[Entries with chart source code]
:::::

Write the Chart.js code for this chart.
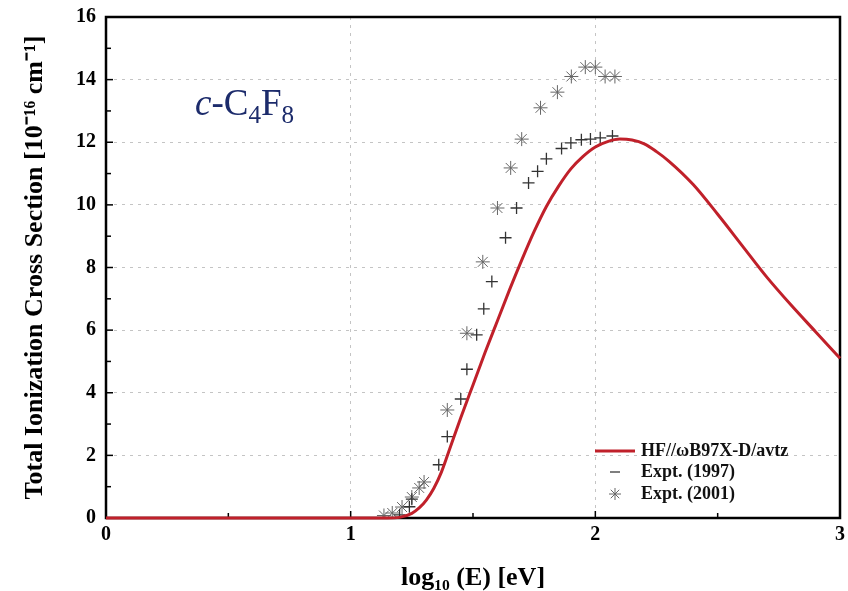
<!DOCTYPE html>
<html>
<head>
<meta charset="utf-8">
<script src="https://cdn.jsdelivr.net/npm/chart.js@4.4.0/dist/chart.umd.min.js"></script>
<style>
  body { margin: 0; background: #fff; }
  #wrap { position: relative; width: 848px; height: 591px; }
  #molecule {
    position: absolute; left: 195px; top: 84px;
    font-family: "Liberation Serif", "Times New Roman", serif;
    font-size: 37px; color: #1c2b6b; line-height: 1;
  }
  #molecule sub { font-size: 0.68em; vertical-align: -0.3em; line-height: 0; }
</style>
</head>
<body>
<div id="wrap">
  <canvas id="chart" width="848" height="591"></canvas>
  <div id="molecule"><i>c</i>-C<sub>4</sub>F<sub>8</sub></div>
</div>
<script>
// HF//wB97X-D/avtz theory curve
const hfLogE = [0, 0.5, 1.0, 1.15, 1.2, 1.25, 1.28, 1.31, 1.34, 1.37, 1.40, 1.45, 1.50, 1.55, 1.60, 1.65, 1.70, 1.75, 1.80, 1.85, 1.90, 1.95, 2.0, 2.05, 2.1, 2.15, 2.2, 2.25, 2.3, 2.4, 2.5, 2.6, 2.7, 2.8, 2.9, 3.0];
const hfSigma = [0, 0, 0, 0, 0.02, 0.15, 0.32, 0.58, 0.95, 1.45, 2.1, 3.2, 4.25, 5.3, 6.3, 7.3, 8.25, 9.15, 9.95, 10.6, 11.15, 11.55, 11.85, 12.02, 12.1, 12.07, 11.95, 11.7, 11.4, 10.65, 9.7, 8.7, 7.7, 6.8, 5.95, 5.1];

// Expt. (1997)
const expt1997LogE = [1.20, 1.24, 1.25, 1.36, 1.395, 1.45, 1.475, 1.515, 1.544, 1.577, 1.633, 1.678, 1.727, 1.764, 1.80, 1.862, 1.90, 1.943, 1.98, 2.02, 2.07];
const expt1997Sigma = [0.1, 0.36, 0.6, 1.7, 2.6, 3.8, 4.75, 5.85, 6.68, 7.55, 8.95, 9.9, 10.7, 11.07, 11.47, 11.8, 11.98, 12.08, 12.1, 12.14, 12.2];

// Expt. (2001)
const expt2001LogE = [1.136, 1.17, 1.21, 1.25, 1.28, 1.30, 1.395, 1.475, 1.54, 1.60, 1.654, 1.699, 1.776, 1.845, 1.902, 1.959, 2.0, 2.04, 2.08];
const expt2001Sigma = [0.08, 0.16, 0.35, 0.67, 0.96, 1.15, 3.45, 5.9, 8.18, 9.9, 11.18, 12.1, 13.1, 13.6, 14.1, 14.4, 14.4, 14.1, 14.1];

const xTicks = [0, 1, 2, 3];
const yTicks = [0, 2, 4, 6, 8, 10, 12, 14, 16];

const serif = "'Liberation Serif', 'Times New Roman', serif";
const red = "#c0202a";

const toPoints = (xs, ys) => xs.map((x, i) => ({ x, y: ys[i] }));

// frame + inward ticks, drawn under the data
const framePlugin = {
  id: "frame",
  beforeDatasetsDraw(chart) {
    const { ctx, chartArea: { left, right, top, bottom }, scales: { x, y } } = chart;
    ctx.save();
    ctx.strokeStyle = "#000";
    ctx.lineWidth = 1.5;
    for (let v = 0; v <= 3; v += 0.5) {
      const px = x.getPixelForValue(v);
      const len = v % 1 === 0 ? 7 : 5;
      ctx.beginPath(); ctx.moveTo(px, bottom); ctx.lineTo(px, bottom - len); ctx.stroke();
    }
    for (let v = 0; v <= 16; v += 1) {
      const py = y.getPixelForValue(v);
      const len = v % 2 === 0 ? 7 : 5;
      ctx.beginPath(); ctx.moveTo(left, py); ctx.lineTo(left + len, py); ctx.stroke();
    }
    ctx.lineWidth = 2.5;
    ctx.strokeRect(left, top, right - left, bottom - top);
    ctx.restore();
  }
};

// legend inside the plot, bottom right
const legendPlugin = {
  id: "insideLegend",
  afterDraw(chart) {
    const { ctx, chartArea: { right, bottom } } = chart;
    const sx = right - 225, tx = right - 199;
    const rows = [bottom - 67, bottom - 46, bottom - 24];
    ctx.save();
    ctx.font = "bold 18px " + serif;
    ctx.textBaseline = "middle";
    chart.data.datasets.forEach((ds, i) => {
      const yy = rows[i];
      if (i === 0) {
        ctx.strokeStyle = red; ctx.lineWidth = 3;
        ctx.beginPath(); ctx.moveTo(sx - 20, yy); ctx.lineTo(sx + 20, yy); ctx.stroke();
      } else if (i === 1) {
        ctx.strokeStyle = "#555"; ctx.lineWidth = 1.5;
        ctx.beginPath(); ctx.moveTo(sx - 5, yy); ctx.lineTo(sx + 5, yy); ctx.stroke();
      } else {
        ctx.strokeStyle = "#666"; ctx.fillStyle = "#666"; ctx.lineWidth = 1;
        Chart.helpers.drawPoint(ctx, { pointStyle: "star", radius: 6, borderWidth: 1, rotation: 0 }, sx, yy);
      }
      ctx.fillStyle = "#111";
      ctx.fillText(ds.label, tx, yy);
    });
    ctx.restore();
  }
};

new Chart(document.getElementById("chart"), {
  type: "scatter",
  data: {
    datasets: [
      {
        label: "HF//\u03c9B97X-D/avtz",
        data: toPoints(hfLogE, hfSigma),
        showLine: true,
        borderColor: red,
        borderWidth: 3,
        pointRadius: 0,
        cubicInterpolationMode: "monotone",
        clip: false,
        order: 0
      },
      {
        label: "Expt. (1997)",
        data: toPoints(expt1997LogE, expt1997Sigma),
        pointStyle: "cross",
        pointRadius: 6,
        borderColor: "#333",
        borderWidth: 1.3,
        order: 1
      },
      {
        label: "Expt. (2001)",
        data: toPoints(expt2001LogE, expt2001Sigma),
        pointStyle: "star",
        pointRadius: 7,
        borderColor: "#666",
        borderWidth: 1,
        order: 2
      }
    ]
  },
  options: {
    responsive: false,
    animation: false,
    layout: { padding: { top: 17, right: 4, left: 0, bottom: 0 } },
    plugins: {
      legend: { display: false },
      tooltip: { enabled: false }
    },
    scales: {
      x: {
        type: "linear",
        min: 0, max: 3,
        afterBuildTicks: s => { s.ticks = xTicks.map(v => ({ value: v })); },
        afterFit: s => { s.height = 73; s.paddingLeft = 0; s.paddingRight = 0; },
        ticks: { color: "#000", font: { family: serif, size: 20, weight: "bold" }, padding: 5 },
        grid: { color: "#c4c4c4", lineWidth: 1, drawTicks: false },
        border: { display: false, dash: [3, 5] },
        title: {
          display: true,
          text: "log\u2081\u2080 (E) [eV]",
          color: "#000",
          font: { family: serif, size: 26, weight: "bold" },
          padding: { top: 0, bottom: -3 }
        }
      },
      y: {
        min: 0, max: 16,
        afterBuildTicks: s => { s.ticks = yTicks.map(v => ({ value: v })); },
        afterFit: s => { s.width = 106; s.paddingTop = 0; s.paddingBottom = 0; },
        ticks: { color: "#000", font: { family: serif, size: 20, weight: "bold" }, padding: 10 },
        grid: { color: "#c4c4c4", lineWidth: 1, drawTicks: false },
        border: { display: false, dash: [3, 5] },
        title: {
          display: true,
          text: "Total Ionization Cross Section [10\u207b\u00b9\u2076 cm\u207b\u00b9]",
          color: "#000",
          font: { family: serif, size: 26, weight: "bold" },
          padding: { top: 20, bottom: 0 }
        }
      }
    }
  },
  plugins: [framePlugin, legendPlugin]
});
</script>
</body>
</html>
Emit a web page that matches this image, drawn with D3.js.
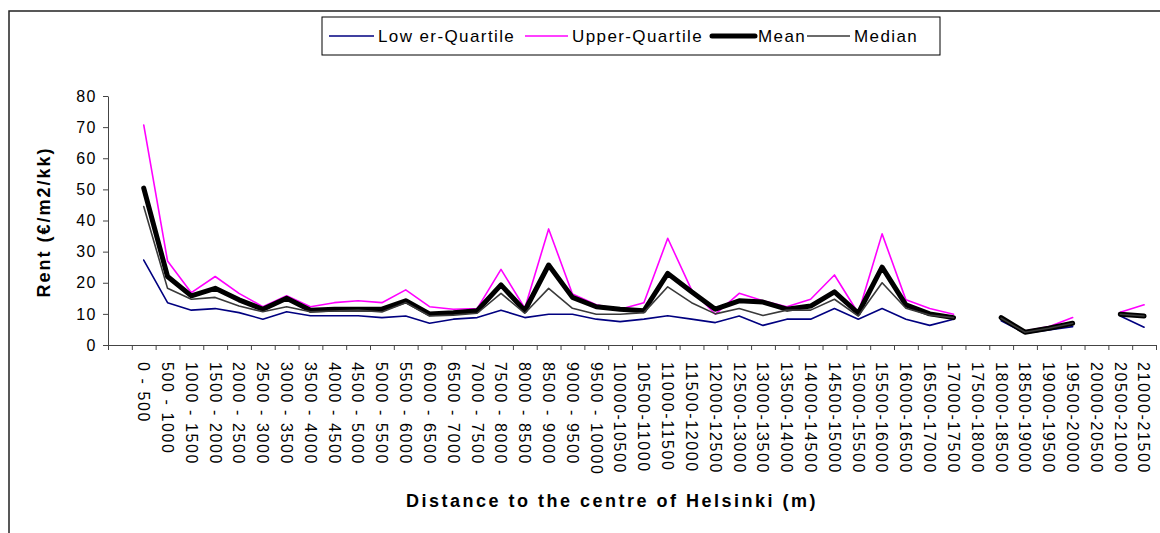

:::::

Copy out all the data exactly; skip the pictures.

**WRITTEN REPLY**
Write the Chart.js code for this chart.
<!DOCTYPE html>
<html>
<head>
<meta charset="utf-8">
<script src="https://cdn.jsdelivr.net/npm/chart.js@4.4.0/dist/chart.umd.min.js"></script>
<style>
  body { margin: 0; background: #fff; }
  #wrap { position: relative; width: 848px; height: 591px; }
  #molecule {
    position: absolute; left: 195px; top: 84px;
    font-family: "Liberation Serif", "Times New Roman", serif;
    font-size: 37px; color: #1c2b6b; line-height: 1;
  }
  #molecule sub { font-size: 0.68em; vertical-align: -0.3em; line-height: 0; }
</style>
</head>
<body>
<div id="wrap">
  <canvas id="chart" width="848" height="591"></canvas>
  <div id="molecule"><i>c</i>-C<sub>4</sub>F<sub>8</sub></div>
</div>
<script>
// HF//wB97X-D/avtz theory curve
const hfLogE = [0, 0.5, 1.0, 1.15, 1.2, 1.25, 1.28, 1.31, 1.34, 1.37, 1.40, 1.45, 1.50, 1.55, 1.60, 1.65, 1.70, 1.75, 1.80, 1.85, 1.90, 1.95, 2.0, 2.05, 2.1, 2.15, 2.2, 2.25, 2.3, 2.4, 2.5, 2.6, 2.7, 2.8, 2.9, 3.0];
const hfSigma = [0, 0, 0, 0, 0.02, 0.15, 0.32, 0.58, 0.95, 1.45, 2.1, 3.2, 4.25, 5.3, 6.3, 7.3, 8.25, 9.15, 9.95, 10.6, 11.15, 11.55, 11.85, 12.02, 12.1, 12.07, 11.95, 11.7, 11.4, 10.65, 9.7, 8.7, 7.7, 6.8, 5.95, 5.1];

// Expt. (1997)
const expt1997LogE = [1.20, 1.24, 1.25, 1.36, 1.395, 1.45, 1.475, 1.515, 1.544, 1.577, 1.633, 1.678, 1.727, 1.764, 1.80, 1.862, 1.90, 1.943, 1.98, 2.02, 2.07];
const expt1997Sigma = [0.1, 0.36, 0.6, 1.7, 2.6, 3.8, 4.75, 5.85, 6.68, 7.55, 8.95, 9.9, 10.7, 11.07, 11.47, 11.8, 11.98, 12.08, 12.1, 12.14, 12.2];

// Expt. (2001)
const expt2001LogE = [1.136, 1.17, 1.21, 1.25, 1.28, 1.30, 1.395, 1.475, 1.54, 1.60, 1.654, 1.699, 1.776, 1.845, 1.902, 1.959, 2.0, 2.04, 2.08];
const expt2001Sigma = [0.08, 0.16, 0.35, 0.67, 0.96, 1.15, 3.45, 5.9, 8.18, 9.9, 11.18, 12.1, 13.1, 13.6, 14.1, 14.4, 14.4, 14.1, 14.1];

const xTicks = [0, 1, 2, 3];
const yTicks = [0, 2, 4, 6, 8, 10, 12, 14, 16];

const serif = "'Liberation Serif', 'Times New Roman', serif";
const red = "#c0202a";

const toPoints = (xs, ys) => xs.map((x, i) => ({ x, y: ys[i] }));

// frame + inward ticks, drawn under the data
const framePlugin = {
  id: "frame",
  beforeDatasetsDraw(chart) {
    const { ctx, chartArea: { left, right, top, bottom }, scales: { x, y } } = chart;
    ctx.save();
    ctx.strokeStyle = "#000";
    ctx.lineWidth = 1.5;
    for (let v = 0; v <= 3; v += 0.5) {
      const px = x.getPixelForValue(v);
      const len = v % 1 === 0 ? 7 : 5;
      ctx.beginPath(); ctx.moveTo(px, bottom); ctx.lineTo(px, bottom - len); ctx.stroke();
    }
    for (let v = 0; v <= 16; v += 1) {
      const py = y.getPixelForValue(v);
      const len = v % 2 === 0 ? 7 : 5;
      ctx.beginPath(); ctx.moveTo(left, py); ctx.lineTo(left + len, py); ctx.stroke();
    }
    ctx.lineWidth = 2.5;
    ctx.strokeRect(left, top, right - left, bottom - top);
    ctx.restore();
  }
};

// legend inside the plot, bottom right
const legendPlugin = {
  id: "insideLegend",
  afterDraw(chart) {
    const { ctx, chartArea: { right, bottom } } = chart;
    const sx = right - 225, tx = right - 199;
    const rows = [bottom - 67, bottom - 46, bottom - 24];
    ctx.save();
    ctx.font = "bold 18px " + serif;
    ctx.textBaseline = "middle";
    chart.data.datasets.forEach((ds, i) => {
      const yy = rows[i];
      if (i === 0) {
        ctx.strokeStyle = red; ctx.lineWidth = 3;
        ctx.beginPath(); ctx.moveTo(sx - 20, yy); ctx.lineTo(sx + 20, yy); ctx.stroke();
      } else if (i === 1) {
        ctx.strokeStyle = "#555"; ctx.lineWidth = 1.5;
        ctx.beginPath(); ctx.moveTo(sx - 5, yy); ctx.lineTo(sx + 5, yy); ctx.stroke();
      } else {
        ctx.strokeStyle = "#666"; ctx.fillStyle = "#666"; ctx.lineWidth = 1;
        Chart.helpers.drawPoint(ctx, { pointStyle: "star", radius: 6, borderWidth: 1, rotation: 0 }, sx, yy);
      }
      ctx.fillStyle = "#111";
      ctx.fillText(ds.label, tx, yy);
    });
    ctx.restore();
  }
};

new Chart(document.getElementById("chart"), {
  type: "scatter",
  data: {
    datasets: [
      {
        label: "HF//\u03c9B97X-D/avtz",
        data: toPoints(hfLogE, hfSigma),
        showLine: true,
        borderColor: red,
        borderWidth: 3,
        pointRadius: 0,
        cubicInterpolationMode: "monotone",
        clip: false,
        order: 0
      },
      {
        label: "Expt. (1997)",
        data: toPoints(expt1997LogE, expt1997Sigma),
        pointStyle: "cross",
        pointRadius: 6,
        borderColor: "#333",
        borderWidth: 1.3,
        order: 1
      },
      {
        label: "Expt. (2001)",
        data: toPoints(expt2001LogE, expt2001Sigma),
        pointStyle: "star",
        pointRadius: 7,
        borderColor: "#666",
        borderWidth: 1,
        order: 2
      }
    ]
  },
  options: {
    responsive: false,
    animation: false,
    layout: { padding: { top: 17, right: 4, left: 0, bottom: 0 } },
    plugins: {
      legend: { display: false },
      tooltip: { enabled: false }
    },
    scales: {
      x: {
        type: "linear",
        min: 0, max: 3,
        afterBuildTicks: s => { s.ticks = xTicks.map(v => ({ value: v })); },
        afterFit: s => { s.height = 73; s.paddingLeft = 0; s.paddingRight = 0; },
        ticks: { color: "#000", font: { family: serif, size: 20, weight: "bold" }, padding: 5 },
        grid: { color: "#c4c4c4", lineWidth: 1, drawTicks: false },
        border: { display: false, dash: [3, 5] },
        title: {
          display: true,
          text: "log\u2081\u2080 (E) [eV]",
          color: "#000",
          font: { family: serif, size: 26, weight: "bold" },
          padding: { top: 0, bottom: -3 }
        }
      },
      y: {
        min: 0, max: 16,
        afterBuildTicks: s => { s.ticks = yTicks.map(v => ({ value: v })); },
        afterFit: s => { s.width = 106; s.paddingTop = 0; s.paddingBottom = 0; },
        ticks: { color: "#000", font: { family: serif, size: 20, weight: "bold" }, padding: 10 },
        grid: { color: "#c4c4c4", lineWidth: 1, drawTicks: false },
        border: { display: false, dash: [3, 5] },
        title: {
          display: true,
          text: "Total Ionization Cross Section [10\u207b\u00b9\u2076 cm\u207b\u00b9]",
          color: "#000",
          font: { family: serif, size: 26, weight: "bold" },
          padding: { top: 20, bottom: 0 }
        }
      }
    }
  },
  plugins: [framePlugin, legendPlugin]
});
</script>
</body>
</html>
Emit a web page that matches this image, drawn with D3.js.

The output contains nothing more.